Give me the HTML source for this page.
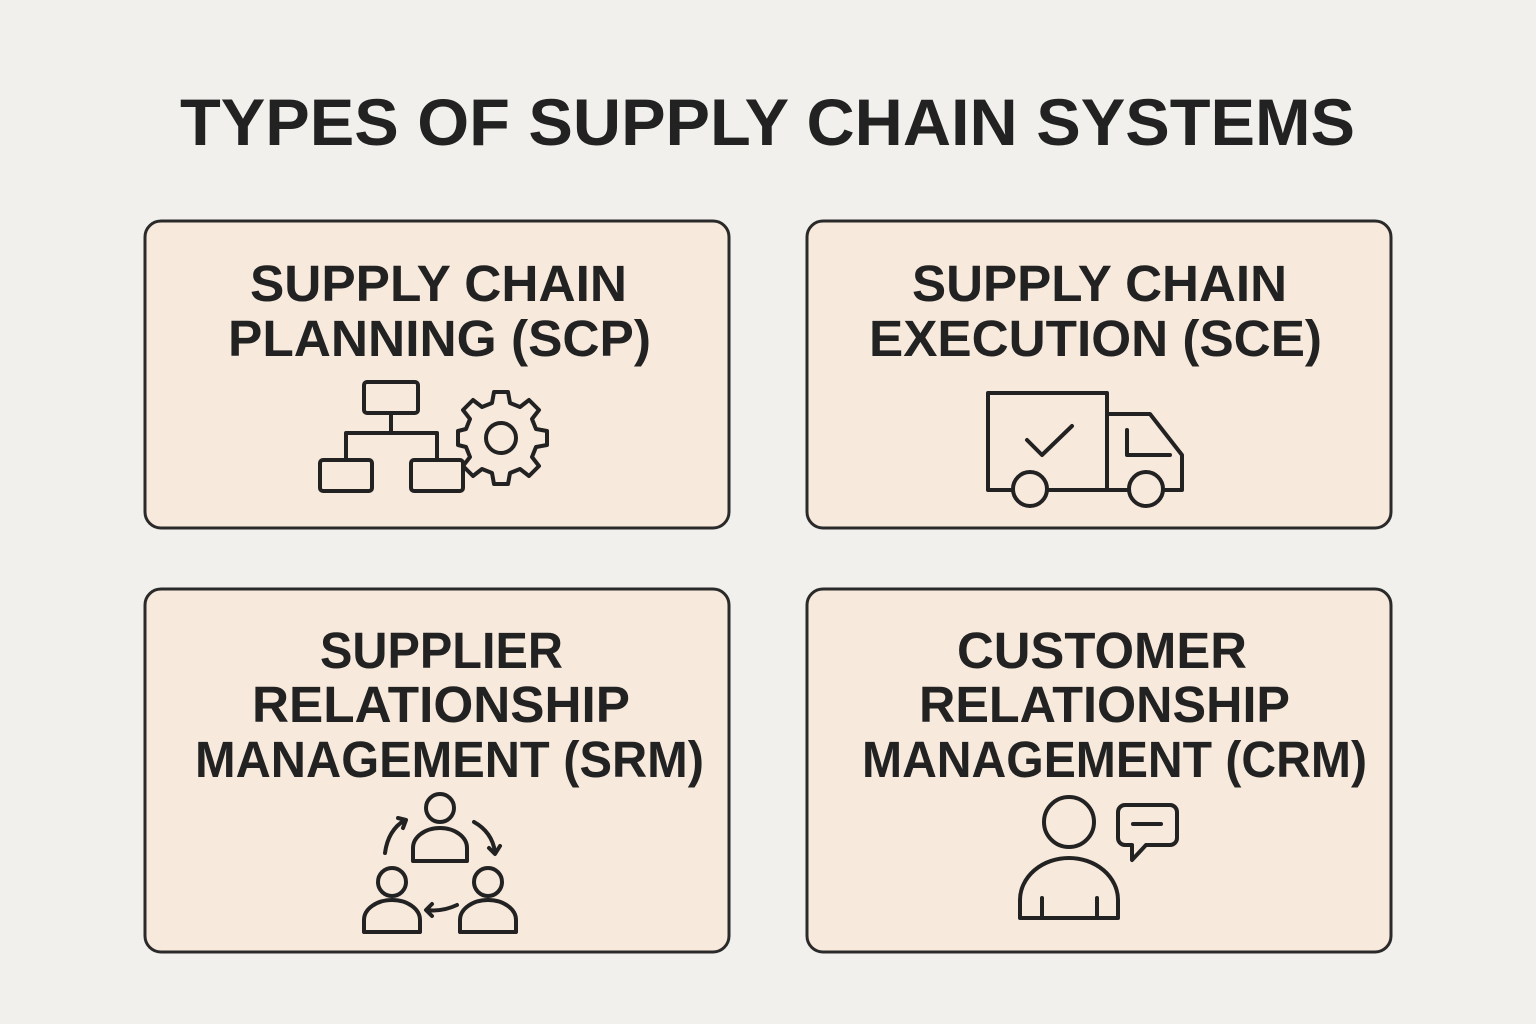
<!DOCTYPE html>
<html><head><meta charset="utf-8"><style>
html,body{margin:0;padding:0;background:#f2f0ec;}
svg{display:block}
text{font-family:"Liberation Sans",sans-serif;font-weight:bold;fill:#222;}
</style></head><body>
<svg width="1536" height="1024" viewBox="0 0 1536 1024" xmlns="http://www.w3.org/2000/svg">
<rect width="1536" height="1024" fill="#f2f0ec"/>
<text x="180" y="145" font-size="66" textLength="1175" lengthAdjust="spacingAndGlyphs">TYPES OF SUPPLY CHAIN SYSTEMS</text>
<g fill="#f7e9dc" stroke="#2a2a2a" stroke-width="3">
<rect x="145" y="221" width="584" height="307" rx="16"/>
<rect x="807" y="221" width="584" height="307" rx="16"/>
<rect x="145" y="589" width="584" height="363" rx="16"/>
<rect x="807" y="589" width="584" height="363" rx="16"/>
</g>
<g font-size="51">
<text x="250" y="301" textLength="377" lengthAdjust="spacingAndGlyphs">SUPPLY CHAIN</text>
<text x="228" y="356" textLength="423" lengthAdjust="spacingAndGlyphs">PLANNING (SCP)</text>
<text x="912" y="301" textLength="375" lengthAdjust="spacingAndGlyphs">SUPPLY CHAIN</text>
<text x="869" y="356" textLength="453" lengthAdjust="spacingAndGlyphs">EXECUTION (SCE)</text>
<text x="320" y="668" textLength="243" lengthAdjust="spacingAndGlyphs">SUPPLIER</text>
<text x="252" y="722" textLength="378" lengthAdjust="spacingAndGlyphs">RELATIONSHIP</text>
<text x="195" y="777" textLength="509" lengthAdjust="spacingAndGlyphs">MANAGEMENT (SRM)</text>
<text x="957" y="668" textLength="290" lengthAdjust="spacingAndGlyphs">CUSTOMER</text>
<text x="919" y="722" textLength="371" lengthAdjust="spacingAndGlyphs">RELATIONSHIP</text>
<text x="862" y="777" textLength="505" lengthAdjust="spacingAndGlyphs">MANAGEMENT (CRM)</text>
</g>
<g fill="none" stroke="#222" stroke-width="4" stroke-linecap="round" stroke-linejoin="round">
<!-- SCP -->
<rect x="364" y="382" width="54" height="31" rx="3"/>
<path d="M391 413V433M346 433H437M346 433V460M437 433V460"/>
<rect x="320" y="460" width="52" height="31" rx="3"/>
<rect x="411" y="460" width="52" height="31" rx="3"/>
<path d="M494 392 L508 392 L510 403 L520 407 L529 400 L539 410 L532 419 L536 429 L547 431 L547 445 L536 447 L532 457 L539 466 L529 476 L520 469 L510 473 L508 484 L494 484 L492 473 L482 469 L473 476 L463 466 L470 457 L466 447 L458 445 L458 431 L466 429 L470 419 L463 410 L473 400 L482 407 L492 403 Z"/>
<circle cx="501" cy="438" r="15"/>
<!-- SCE -->
<path d="M988 393H1107V490H988Z"/>
<path d="M1107 414H1150L1182 455V490H1107"/>
<path d="M1127 430V455H1170"/>
<circle cx="1030" cy="489" r="17" fill="#f7e9dc"/>
<circle cx="1146" cy="489" r="17" fill="#f7e9dc"/>
<path d="M1027 440L1042 455L1072 426"/>
<!-- SRM -->
<circle cx="440" cy="808" r="14"/>
<path d="M413 861V848a27 20 0 0 1 54 0V861Z"/>
<circle cx="392" cy="882" r="14"/>
<path d="M364 932V920a28 20 0 0 1 56 0V932Z"/>
<circle cx="488" cy="882" r="14"/>
<path d="M460 932V920a28 20 0 0 1 56 0V932Z"/>
<path d="M385 853 Q388 830 405 820 M398 818L406 820L403 828"/>
<path d="M474 822 Q492 832 495 852 M489 848L495 854L500 846"/>
<path d="M457 905 Q442 912 427 910 M432 904L426 910L432 916"/>
<!-- CRM -->
<circle cx="1069" cy="822" r="25"/>
<path d="M1020 918V900a49 42 0 0 1 98 0V918Z"/>
<path d="M1042 898V918M1097 898V918"/>
<path d="M1125 805H1170a7 7 0 0 1 7 7V838a7 7 0 0 1-7 7H1146L1132 860V845H1125a7 7 0 0 1-7-7V812a7 7 0 0 1 7-7Z"/>
<path d="M1133 824H1161"/>
</g>
</svg>
</body></html>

▶ **Given instruction**
Reproduce the full material exactly, excluding the pictures.

▶ **Expected output**
Give me the HTML source for this page.
<!DOCTYPE html>
<html><head><meta charset="utf-8"><style>
html,body{margin:0;padding:0;background:#f2f0ec;}
svg{display:block}
text{font-family:"Liberation Sans",sans-serif;font-weight:bold;fill:#222;}
</style></head><body>
<svg width="1536" height="1024" viewBox="0 0 1536 1024" xmlns="http://www.w3.org/2000/svg">
<rect width="1536" height="1024" fill="#f2f0ec"/>
<text x="180" y="145" font-size="66" textLength="1175" lengthAdjust="spacingAndGlyphs">TYPES OF SUPPLY CHAIN SYSTEMS</text>
<g fill="#f7e9dc" stroke="#2a2a2a" stroke-width="3">
<rect x="145" y="221" width="584" height="307" rx="16"/>
<rect x="807" y="221" width="584" height="307" rx="16"/>
<rect x="145" y="589" width="584" height="363" rx="16"/>
<rect x="807" y="589" width="584" height="363" rx="16"/>
</g>
<g font-size="51">
<text x="250" y="301" textLength="377" lengthAdjust="spacingAndGlyphs">SUPPLY CHAIN</text>
<text x="228" y="356" textLength="423" lengthAdjust="spacingAndGlyphs">PLANNING (SCP)</text>
<text x="912" y="301" textLength="375" lengthAdjust="spacingAndGlyphs">SUPPLY CHAIN</text>
<text x="869" y="356" textLength="453" lengthAdjust="spacingAndGlyphs">EXECUTION (SCE)</text>
<text x="320" y="668" textLength="243" lengthAdjust="spacingAndGlyphs">SUPPLIER</text>
<text x="252" y="722" textLength="378" lengthAdjust="spacingAndGlyphs">RELATIONSHIP</text>
<text x="195" y="777" textLength="509" lengthAdjust="spacingAndGlyphs">MANAGEMENT (SRM)</text>
<text x="957" y="668" textLength="290" lengthAdjust="spacingAndGlyphs">CUSTOMER</text>
<text x="919" y="722" textLength="371" lengthAdjust="spacingAndGlyphs">RELATIONSHIP</text>
<text x="862" y="777" textLength="505" lengthAdjust="spacingAndGlyphs">MANAGEMENT (CRM)</text>
</g>
<g fill="none" stroke="#222" stroke-width="4" stroke-linecap="round" stroke-linejoin="round">
<!-- SCP -->
<rect x="364" y="382" width="54" height="31" rx="3"/>
<path d="M391 413V433M346 433H437M346 433V460M437 433V460"/>
<rect x="320" y="460" width="52" height="31" rx="3"/>
<rect x="411" y="460" width="52" height="31" rx="3"/>
<path d="M494 392 L508 392 L510 403 L520 407 L529 400 L539 410 L532 419 L536 429 L547 431 L547 445 L536 447 L532 457 L539 466 L529 476 L520 469 L510 473 L508 484 L494 484 L492 473 L482 469 L473 476 L463 466 L470 457 L466 447 L458 445 L458 431 L466 429 L470 419 L463 410 L473 400 L482 407 L492 403 Z"/>
<circle cx="501" cy="438" r="15"/>
<!-- SCE -->
<path d="M988 393H1107V490H988Z"/>
<path d="M1107 414H1150L1182 455V490H1107"/>
<path d="M1127 430V455H1170"/>
<circle cx="1030" cy="489" r="17" fill="#f7e9dc"/>
<circle cx="1146" cy="489" r="17" fill="#f7e9dc"/>
<path d="M1027 440L1042 455L1072 426"/>
<!-- SRM -->
<circle cx="440" cy="808" r="14"/>
<path d="M413 861V848a27 20 0 0 1 54 0V861Z"/>
<circle cx="392" cy="882" r="14"/>
<path d="M364 932V920a28 20 0 0 1 56 0V932Z"/>
<circle cx="488" cy="882" r="14"/>
<path d="M460 932V920a28 20 0 0 1 56 0V932Z"/>
<path d="M385 853 Q388 830 405 820 M398 818L406 820L403 828"/>
<path d="M474 822 Q492 832 495 852 M489 848L495 854L500 846"/>
<path d="M457 905 Q442 912 427 910 M432 904L426 910L432 916"/>
<!-- CRM -->
<circle cx="1069" cy="822" r="25"/>
<path d="M1020 918V900a49 42 0 0 1 98 0V918Z"/>
<path d="M1042 898V918M1097 898V918"/>
<path d="M1125 805H1170a7 7 0 0 1 7 7V838a7 7 0 0 1-7 7H1146L1132 860V845H1125a7 7 0 0 1-7-7V812a7 7 0 0 1 7-7Z"/>
<path d="M1133 824H1161"/>
</g>
</svg>
</body></html>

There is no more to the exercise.